Set problem:
Can you set down, exactly as they appear below, the lines from the opening of the material through the one bearing "const values = [0, 3, 10, 28, 59];", minus the pictures?

§ §

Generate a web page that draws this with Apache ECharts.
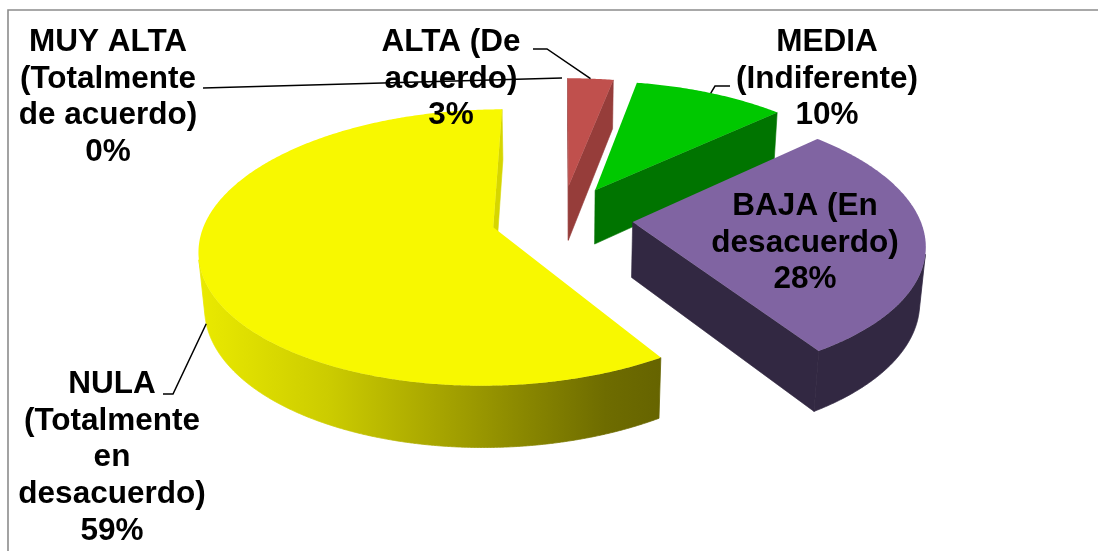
<!DOCTYPE html>
<html>
<head>
<meta charset="utf-8">
<script src="https://cdn.jsdelivr.net/npm/echarts@6/dist/echarts.min.js"></script>
<style>
  html, body { margin: 0; padding: 0; background: #ffffff; }
  #chart { width: 1098px; height: 551px; }
</style>
</head>
<body>
<div id="chart"></div>
<script>
// Survey answers, clockwise from 12 o'clock
const categories = [
  'MUY ALTA\n(Totalmente\nde acuerdo)',
  'ALTA (De\nacuerdo)',
  'MEDIA\n(Indiferente)',
  'BAJA (En\ndesacuerdo)',
  'NULA\n(Totalmente\nen\ndesacuerdo)'
];
const values = [0, 3, 10, 28, 59];

// Face colours per slice: top face, curved rim, cut faces
const palette = [
  { top: '#4F81BD', side: '#385D8A', cut: '#385D8A' },
  { top: '#C0504D', side: '#963D3A', cut: '#963D3A' },
  { top: '#00C800', side: '#007400', cut: '#007400' },
  { top: '#8064A2', side: '#322842', cut: '#322842' },
  { top: '#F8F800', side: null, cut: '#D6D600' }
];
const yellowRimStops = [
  { offset: 0, color: '#EAEA00' },
  { offset: 0.28, color: '#CCCC00' },
  { offset: 0.5, color: '#AAA800' },
  { offset: 0.7, color: '#8A8800' },
  { offset: 0.88, color: '#6E6C00' },
  { offset: 1, color: '#666400' }
];

// 3D view of the pie (unit radius, tilted, with perspective)
const view = {
  cx: 562, cy: 218, scale: 287,
  tilt: 27.5 * Math.PI / 180,
  dist: 6.1,
  thickness: 0.22,
  explode: 0.247
};

// Label boxes (centre x, top y) and leader stubs
const labelLayout = [
  { x: 108, y: 24, stub: [[203, 88]], level: 'top' },
  { x: 451, y: 24, stub: [[533, 49], [547, 49]], level: 'top' },
  { x: 827, y: 24, stub: [[730, 86], [715, 86]], level: 'top' },
  { x: 805, y: 188, stub: null },
  { x: 112, y: 366, stub: [[163, 394], [173, 394]], level: 'bottom' }
];

const font = { fontSize: 31.5, lineHeight: 36.7, fontFamily: '"Liberation Sans", Arial, sans-serif' };

const total = values.reduce((a, b) => a + b, 0);
const starts = [];
values.reduce((acc, v) => { starts.push(acc); return acc + v; }, 0);

const sinT = Math.sin(view.tilt), cosT = Math.cos(view.tilt);
const camera = [0, view.dist * sinT, -view.dist * cosT];

function project(X, Y, Z) {
  const u = Z * sinT + Y * cosT;
  const w = Z * cosT - Y * sinT;
  const s = 1 / (1 + w / view.dist);
  return [view.cx + view.scale * X * s, view.cy - view.scale * u * s];
}

function renderItem(params, api) {
  const i = params.dataIndex;
  const v = api.value(0);
  const a0 = starts[i] / total * Math.PI * 2;
  const a1 = a0 + v / total * Math.PI * 2;
  const mid = (a0 + a1) / 2;
  const ox = view.explode * Math.sin(mid);
  const oz = view.explode * Math.cos(mid);
  const h = view.thickness;
  const rim = (t, y) => project(ox + Math.sin(t), y, oz + Math.cos(t));
  const apex = (y) => project(ox, y, oz);
  const col = palette[i];
  const children = [];
  let z = i * 20;

  if (v > 0) {
    // curved rim: keep only the parts facing the camera
    const n = Math.max(8, Math.ceil((a1 - a0) * 180 / Math.PI * 4));
    const runs = [];
    let run = null;
    for (let k = 0; k <= n; k++) {
      const t = a0 + (a1 - a0) * k / n;
      const px = ox + Math.sin(t), pz = oz + Math.cos(t);
      const facing = (camera[0] - px) * Math.sin(t) + (camera[2] - pz) * Math.cos(t) > 0;
      if (facing) {
        if (!run) { run = []; runs.push(run); }
        run.push(t);
      } else {
        run = null;
      }
    }
    runs.forEach(r => {
      if (r.length < 2) return;
      const pts = r.map(t => rim(t, 0)).concat(r.slice().reverse().map(t => rim(t, -h)));
      const fill = col.side || new echarts.graphic.LinearGradient(0, 0, 1, 0, yellowRimStops);
      children.push({
        type: 'polygon', z2: z++,
        shape: { points: pts },
        style: { fill: fill, stroke: fill, lineWidth: 0.8 }
      });
    });

    // cut faces at the start and end angles
    const startVis = ox * Math.cos(a0) - (view.dist * cosT + oz) * Math.sin(a0) > 0;
    const endVis = -ox * Math.cos(a1) + (view.dist * cosT + oz) * Math.sin(a1) > 0;
    [[a0, startVis], [a1, endVis]].forEach(([a, vis]) => {
      if (!vis) return;
      children.push({
        type: 'polygon', z2: z++,
        shape: { points: [apex(0), rim(a, 0), rim(a, -h), apex(-h)] },
        style: { fill: col.cut, stroke: col.cut, lineWidth: 0.6 }
      });
    });

    // top face
    const topPts = [apex(0)];
    const m = Math.max(8, Math.ceil((a1 - a0) * 180 / Math.PI * 2));
    for (let k = 0; k <= m; k++) topPts.push(rim(a0 + (a1 - a0) * k / m, 0));
    children.push({
      type: 'polygon', z2: z++,
      shape: { points: topPts },
      style: { fill: col.top }
    });
  }

  // data label
  const lay = labelLayout[i];
  const pct = Math.round(v / total * 100);
  children.push({
    type: 'text', z2: 200,
    x: lay.x, y: lay.y,
    style: {
      text: categories[i] + '\n' + pct + '%',
      fill: '#000000',
      fontSize: font.fontSize,
      fontWeight: 'bold',
      fontFamily: font.fontFamily,
      lineHeight: font.lineHeight,
      align: 'center',
      verticalAlign: 'top'
    }
  });

  // leader line from the label to the slice edge
  if (lay.stub) {
    const target = rim(mid, lay.level === 'bottom' ? -h : 0);
    children.push({
      type: 'polyline', z2: 190,
      shape: { points: lay.stub.concat([target]) },
      style: { stroke: '#000000', lineWidth: 1.5, fill: null }
    });
  }

  return { type: 'group', children: children };
}

const chart = echarts.init(document.getElementById('chart'), null, { renderer: 'canvas' });
chart.setOption({
  animation: false,
  backgroundColor: '#ffffff',
  graphic: [{
    type: 'rect', z: -10,
    shape: { x: 8, y: 10, width: 1200, height: 700 },
    style: { fill: null, stroke: '#8C8C8C', lineWidth: 1.6 }
  }],
  series: [{
    type: 'custom',
    coordinateSystem: 'none',
    renderItem: renderItem,
    data: values.map((v, i) => ({ name: categories[i], value: v }))
  }]
});
</script>
</body>
</html>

§ §

Output of the task:
Generate a web page that draws this with Apache ECharts.
<!DOCTYPE html>
<html>
<head>
<meta charset="utf-8">
<script src="https://cdn.jsdelivr.net/npm/echarts@6/dist/echarts.min.js"></script>
<style>
  html, body { margin: 0; padding: 0; background: #ffffff; }
  #chart { width: 1098px; height: 551px; }
</style>
</head>
<body>
<div id="chart"></div>
<script>
// Survey answers, clockwise from 12 o'clock
const categories = [
  'MUY ALTA\n(Totalmente\nde acuerdo)',
  'ALTA (De\nacuerdo)',
  'MEDIA\n(Indiferente)',
  'BAJA (En\ndesacuerdo)',
  'NULA\n(Totalmente\nen\ndesacuerdo)'
];
const values = [0, 3, 10, 28, 59];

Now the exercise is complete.